大局的にみれば,国内政治の展開は,天武天皇の皇子たちと橘,多治比ら旧王族,および大伴,佐伯,紀らの旧氏族を結集した勢力と,これに対する藤原氏一族との間における政権争奪に,皇位継承問題が微妙にからまった闘争の繰返しであったといえよう。またこの時代はさきに制定,施行された大宝律令の修正・整備の時期であった。中央政府の支配領域は拡大し,蝦夷征討が進んで712年(和銅5)には日本海側に出羽国が置かれ,太平洋側の陸奥国には多賀城が築かれた。さらに隼人の居住する九州南部にも薩摩国,ついで大隅国が置かれ,種子島,屋久島,奄美大島なども支配下に入った。しかし律令制はもともと社会・文化の発展段階の異なる中国のそれを,性急に日本に受容・適合させようとしたものであるため,やがてその矛盾が各方面に現れ,政府はその対応に苦慮することになった。たとえば最初の銭貨として鋳造された和同開珎が,蓄銭叙位令などで流通を奨励されたにもかかわらず,貨幣経済の基盤が未成熟であったため,その利用範囲が畿内をあまり出なかったという事実や,班田収授法の基礎として公地公民を標榜しながら,人口増加に伴う田地不足を解消するため開墾を奨励した三世一身法(723)や墾田永年私財法(743)が,やがて大寺院や貴族・豪族の大土地私有を誘発して荘園を成立させ,土地制度の根底をゆるがすようになった事実などは,その一例である。
文化
奈良時代の文化はその頂点をなす聖武朝の年号によって〈天平文化〉ともよばれる。その特色は,まず平城京で華やかな生活を送る大宮人中心の貴族的文化であること,つぎに遣唐使らによって将来された盛唐文化の影響を強く受け,国際性豊かな文化であること,そして鎮護国家の教法として国家の保護を受け,国分寺,東大寺などを建立した仏教中心の文化であることであろう。
またそのころにおける漢字・漢文の高度な普及は文化の発展を示す指標でもあるが,712年に太安麻呂(おおのやすまろ)が撰進した《古事記》は,稗田阿礼(ひえだのあれ)が誦習した〈帝紀〉〈旧辞〉を漢字の音訓を用い,苦心して筆録したものであり,《万葉集》は日本古来の歌謡約4500首をやはり漢字の音訓を組み合わせたいわゆる万葉仮名で表記したものである。これに対して,720年に舎人親王らによって編纂された《日本書紀》は,中国史書の体裁にならい,純粋の漢文で記された日本の最初の正史であり,また現存最古の漢詩集としての《懐風藻(かいふうそう)》も著名である。
天平美術の精粋は,光明皇太后によって東大寺に献納された聖武天皇遺愛の品々を中心とする正倉院の宝物に代表されるが,そのほか寺院建築として東大寺法華堂,転害門,唐招提寺金堂,講堂,法隆寺伝法堂,栄山寺八角堂などがある。

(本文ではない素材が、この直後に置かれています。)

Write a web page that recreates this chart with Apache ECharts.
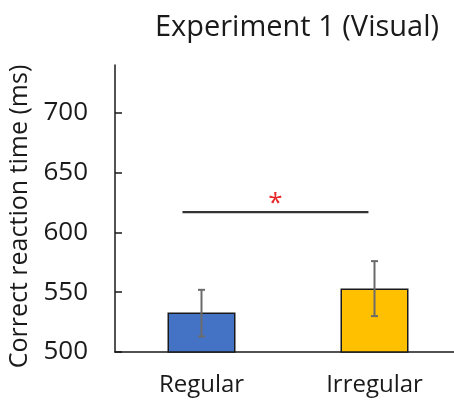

仏像彫刻としては,新しい技法としての乾漆像に興福寺十大弟子・八部衆像,東大寺法華堂不空羂索観音像,唐招提寺鑑真像などがあり,同じく塑像では東大寺法華堂日光・月光菩薩像,同戒壇院四天王像などが著名である。さらに仏画としては薬師寺吉祥天像のほか,もと東大寺法華堂安置と伝えるボストン美術館蔵の霊山浄土変相図などが知られている。